For procurement teams that treated GE Vernova and Prolec GE as two of the four or five qualified North American transformer suppliers on their bid sheet, this is one quarter of news that requires rebuilding the sheet.
What changed and why it matters
Prolec GE is now fully inside GE Vernova
GE Vernova closed the acquisition of the remaining 50 percent of Prolec GE in February 2026. The company is now a wholly owned subsidiary, contributing approximately $500 million in Q1 revenue and on track for roughly $3 billion in annual revenue (GE Vernova Q1 2026 press release; Utility Dive, April 2026). Prolec runs its primary plant in Monterrey, Mexico and is expanding its Shreveport, Louisiana operation. The product line spans pole-mount and pad-mount distribution units in the 15-138 kV range up to large power transformers.
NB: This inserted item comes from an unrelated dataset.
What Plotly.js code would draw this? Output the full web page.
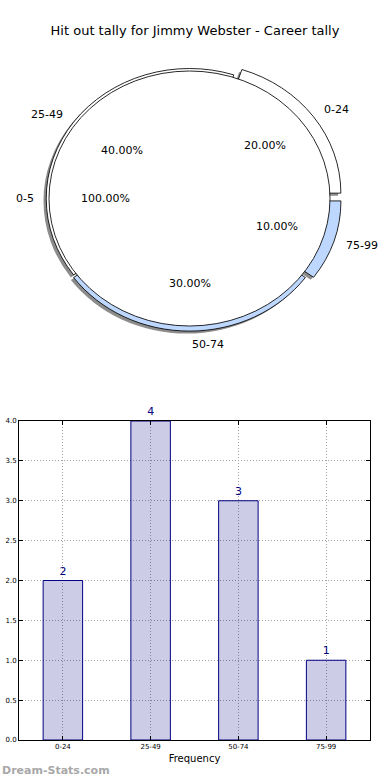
<!DOCTYPE html>
<html>
<head>
<meta charset="utf-8">
<script src="https://cdn.plot.ly/plotly-3.0.1.min.js"></script>
<style>
  html, body { margin: 0; padding: 0; background: #fff; }
  #chart { width: 390px; height: 780px; }
</style>
</head>
<body>
<div id="chart"></div>
<script>
// ---- data ----
const ringLabels = ['0-24', '25-49', '50-74', '75-99'];
const ringValues = [2, 4, 3, 1];
const ringPull = [0.07, 0, 0.02, 0.06];
const ringColors = ['#ffffff', '#ffffff', '#bdd7fe', '#bdd7fe'];

const coreLabels = ['0-5'];
const coreValues = [1];

const barCategories = ['0-24', '25-49', '50-74', '75-99'];
const barCounts = [2, 4, 3, 1];
const yTicks = [0, 0.5, 1, 1.5, 2, 2.5, 3, 3.5, 4];

// ---- geometry helpers (page pixels) ----
const W = 390, H = 780;
const cx = 189.5, cy = 198.5;       // pie centre
const stretchX = 1.102;             // ellipse aspect of the reference
const rInner = 127.5;               // inner pie radius (pre-stretch)
const rOuter = 130;                 // outer pie radius (pre-stretch)
function domainFor(r, pull, dx, dy) {
  const half = r * (1 + pull);
  const x0 = cx + (dx || 0), y0 = cy + (dy || 0);
  return {
    x: [(x0 - half) / W, (x0 + half) / W],
    y: [1 - (y0 + half) / H, 1 - (y0 - half) / H]
  };
}
const maxPull = Math.max(...ringPull);
const ringTotal = ringValues.reduce((a, b) => a + b, 0);
// Plotly puts the first slice clockwise of `rotation` when counterclockwise;
// this makes slice 1 start at 3 o'clock and run counterclockwise.
const ringRotation = 90 - 360 * ringValues[0] / ringTotal;
const font = 'DejaVu Sans, Verdana, sans-serif';

const traces = [
  { // shadow
    type: 'pie', values: ringValues, labels: ringLabels, sort: false,
    direction: 'counterclockwise', rotation: ringRotation, pull: ringPull,
    domain: domainFor(rOuter, maxPull, -2.5, 2.5),
    marker: { colors: ringValues.map(() => 'rgba(0,0,0,0.45)'), line: { width: 0 } },
    textinfo: 'none', hoverinfo: 'skip', showlegend: false
  },
  { // outer ring
    type: 'pie', values: ringValues, labels: ringLabels, sort: false,
    direction: 'counterclockwise', rotation: ringRotation, pull: ringPull,
    domain: domainFor(rOuter, maxPull),
    marker: { colors: ringColors, line: { color: '#000', width: 0.8 } },
    textinfo: 'none', hoverinfo: 'skip', showlegend: false
  },
  { // inner pie
    type: 'pie', values: coreValues, labels: coreLabels, sort: false,
    direction: 'counterclockwise', rotation: 90,
    domain: domainFor(rInner, 0),
    marker: { colors: ['#ffffff'], line: { color: '#000', width: 0.8 } },
    textinfo: 'none', hoverinfo: 'skip', showlegend: false
  },
  { // bars
    type: 'bar', x: barCategories, y: barCounts, width: 0.45,
    marker: { color: 'rgba(0,0,128,0.2)', line: { color: '#000080', width: 1 } },
    text: barCounts.map(String), textposition: 'outside', cliponaxis: false,
    textfont: { color: '#000080', size: 11, family: font },
    hoverinfo: 'skip', showlegend: false, xaxis: 'x', yaxis: 'y'
  }
];

// ---- pie text annotations (label outside, percent inside) ----
const annotations = [];
function addPieTexts(labels, values, pulls) {
  const total = values.reduce((a, b) => a + b, 0);
  let cum = 0;
  labels.forEach((lab, i) => {
    const frac = values[i] / total;
    const th = 2 * Math.PI * (cum + frac / 2);
    cum += frac;
    const c = Math.cos(th), s = Math.sin(th);
    const p = pulls[i] || 0;
    const ox = p * 140 * c, oy = p * 128 * s;
    const lx = cx + ox + 154 * c, ly = cy - oy - 143 * s;
    const px = cx + ox + 84 * c, py = cy - oy - 82 * s;
    annotations.push({
      xref: 'paper', yref: 'paper', x: lx / W, y: 1 - ly / H,
      xanchor: c >= -1e-9 ? 'left' : 'right', yanchor: 'middle',
      text: lab, showarrow: false, font: { family: font, size: 11, color: '#000' }
    });
    annotations.push({
      xref: 'paper', yref: 'paper', x: px / W, y: 1 - py / H,
      xanchor: 'center', yanchor: 'middle',
      text: (frac * 100).toFixed(2) + '%', showarrow: false,
      font: { family: font, size: 11, color: '#000' }
    });
  });
}
addPieTexts(ringLabels, ringValues, ringPull);
addPieTexts(coreLabels, coreValues, [0]);

annotations.push({
  xref: 'paper', yref: 'paper', x: 0, y: 1 - 770 / H, xanchor: 'left', yanchor: 'middle',
  text: '<b>Dream-Stats.com</b>', showarrow: false,
  font: { family: font, size: 11, color: '#a8a8a8' }
});

const gridDash = '1px,2px';
const layout = {
  width: W, height: H,
  margin: { l: 0, r: 0, t: 0, b: 0 },
  paper_bgcolor: '#fff', plot_bgcolor: '#fff',
  font: { family: font, color: '#000' },
  title: {
    text: 'Hit out tally for Jimmy Webster - Career tally',
    font: { family: font, size: 13, color: '#000' },
    x: 0.5, xanchor: 'center', y: 1 - 30 / H, yanchor: 'middle'
  },
  xaxis: {
    domain: [19 / W, 370 / W], range: [-0.5, 3.5],
    type: 'category', categoryarray: barCategories,
    showline: true, linecolor: '#000', linewidth: 1, mirror: 'ticks',
    ticks: 'inside', ticklen: 4, tickcolor: '#000',
    showgrid: true, gridcolor: '#a0a0a0', griddash: gridDash, gridwidth: 1,
    tickfont: { family: font, size: 7, color: '#000' },
    title: { text: 'Frequency', font: { family: font, size: 10, color: '#000' }, standoff: 4 },
    zeroline: false, fixedrange: true
  },
  yaxis: {
    domain: [40 / H, 359 / H], range: [0, 4],
    tickvals: yTicks, tickformat: '.1f',
    showline: true, linecolor: '#000', linewidth: 1, mirror: 'ticks',
    ticks: 'inside', ticklen: 4, tickcolor: '#000',
    showgrid: true, gridcolor: '#a0a0a0', griddash: gridDash, gridwidth: 1,
    tickfont: { family: font, size: 7, color: '#000' },
    zeroline: false, fixedrange: true
  },
  annotations: annotations,
  bargap: 0
};

Plotly.newPlot('chart', traces, layout, { displayModeBar: false, staticPlot: true }).then(() => {
  const g = document.querySelector('.pielayer');
  if (g) g.setAttribute('transform', `translate(${cx},0) scale(${stretchX},1) translate(${-cx},0)`);
});
</script>
</body>
</html>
Before February, Prolec quotes were a parallel option that procurement teams could carry alongside GE Vernova’s own Grid Solutions transformers. They came from related but distinct entities, with separate sales channels, separate factory allocations, and separate pricing dynamics.
That separation is gone. Prolec quotes are now part of GE Vernova’s bundled offering. Pricing, allocation, and product roadmap fall under one corporate parent. The municipal procurement officer who labeled Prolec and GE Vernova as “two qualified suppliers” on the bid matrix now has one.
The $42.4 billion backlog defines who gets factory slots
The electrification segment makes the equipment our customers procure: switchgear, substation packages, transformers, HVDC kit, and protection and control. Backlog growth from $25 billion to $42.4 billion in a single quarter, with $2.4 billion of that increment from data center customers in Q1 alone, signals a structural shift in how OEM capacity is allocated.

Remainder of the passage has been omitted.